No, it seemed it was definitely a mouse that took a chance that day two weeks ago and ventured out before darkness had properly fallen.

So the safari began.

First of all, just as any seasoned huntsman would, I winkled out every last scrap of information from the only eyewitness available - my wife - as to the exact route the mouse had taken in his daring sortie across the flagstones.

Following this, I cunningly laid an old-fashioned, glass milk bottle on the route.

This was cleverly propped up on one side so that our mouse could get in at the peanuts provided but would then find it devilishly difficult to get out again owing to the slipperiness of the glass.

It's a well-known device used by we mouse hunters, you know.

Next day, no mouse.

Some peanuts gone.

Ah, it was obviously the angle of the bottle that was wrong.

It was insufficiently steep to imprison the mouse.

I corrected this.

Next day, no mouse. More peanuts gone.

Feeling slightly miffed at being outwitted thus far by a mouse, I painstakingly propped up the bottle at a sheer 90 degree angle using a circle of bricks.

Next day, still no mouse. All peanuts gone.

What was this, a damn Houdini mouse ?

"Have you caught that mouse yet ?," my wife asked. No!

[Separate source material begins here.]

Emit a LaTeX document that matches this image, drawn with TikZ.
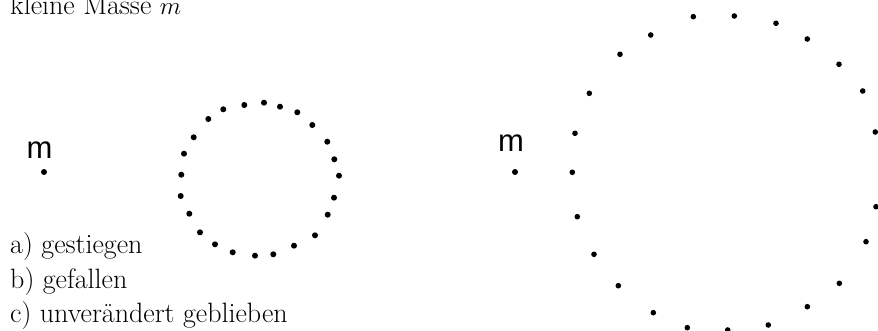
\documentclass[tikz,border=0pt]{standalone}
\usepackage{fontspec}
\newfontfamily\handfont{Liberation Sans}
\begin{document}
\begin{tikzpicture}[x=1pt,y=-1pt,
  txt/.style={anchor=base west,inner sep=0pt,font=\fontsize{28}{33}\selectfont},
  mlabel/.style={inner sep=0pt,font=\handfont\fontsize{31}{31}\selectfont},
  dotpt/.style={fill=black}]
\useasboundingbox (0,0) rectangle (878,331);

% texts
\node[txt] (title) at (10,15) {kleine Masse $m$};
\node[txt] (ansa) at (10,254) {a) gestiegen};
\node[txt] (ansb) at (10,288) {b) gefallen};
\node[txt] (ansc) at (10,322) {c) unverändert geblieben};

% small mass (left)
\node[mlabel] (m1) at (39.5,150) {m};
\fill[dotpt] (44,172) circle (3);

% small dotted circle
\foreach \p in {(264.0,102.7),(280.0,106.7),(297.3,112.3),(312.3,125.0),(327.3,141.7),(334.3,159.3),(339.0,175.7),(334.0,197.7),(327.7,214.7),(315.0,235.3),(294.0,245.7),(273.3,254.3),(255.0,255.7),(232.7,252.3),(215.0,244.3),(200.0,232.3),(189.3,213.7),(180.7,196.0),(181.3,174.7),(184.0,153.7),(193.7,137.3),(208.3,119.0),(223.3,109.3),(244.3,105.0)}
  \fill[dotpt] \p circle (3);

% small mass (right)
\node[mlabel] (m2) at (511,143) {m};
\fill[dotpt] (515,172) circle (3);

% large dotted circle
\foreach \p in {(693.3,16.7),(734.3,16.0),(776.0,23.3),(807.3,39.0),(839.0,64.3),(862.7,91.0),(875.3,132.0),(876.0,206.7),(866.0,241.7),(839.3,283.3),(807.3,306.7),(768.3,325.0),(727.7,330.0),(687.3,327.7),(653.3,312.7),(618.3,285.7),(594.0,254.3),(577.3,216.7),(572.3,172.3),(575.0,133.3),(589.3,93.3),(620.0,54.3),(650.7,35.0)}
  \fill[dotpt] \p circle (2.8);
\end{tikzpicture}
\end{document}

What I needed was some professional kit so, on my way home from the office, I bought a top-of-the range, highly sophisticated, state-of-the-art mouse trap from a local hardware store. Cost: £2.50.

The beauty of this simple humane mouse trapper is that it's constructed of transparent plastic so you can look your mouse in its beady little eye after catching it.

Instructions to set the trap-door were duly read, fresh peanuts inserted, and the trap itself laid.

At about 11pm, a faint and unfamiliar scrabbling noise from the patio drew my attention away from Newsnight.

I grabbed a torch and shone it out of the patio window at the trap.

Ah-ha! There, struggling vainly against the device constructed by the finest minds of mouse trap science, was indeed a mouse.

But what kind of mouse ?

Closer inspection revealed it to be a wood mouse, about the most common mouse there is in this country.

Since it had given me such a runaround, I thought about knocking it on the head and selling its pelt to one of those ladies who lunch in Kensington. However, as its pelt would barely cover a single, perfectly manicured finger of one of those ladies, I let it go.

Naturally, I did give it a very stern talking to beforehand, just to let it know the type of guy it was messing with.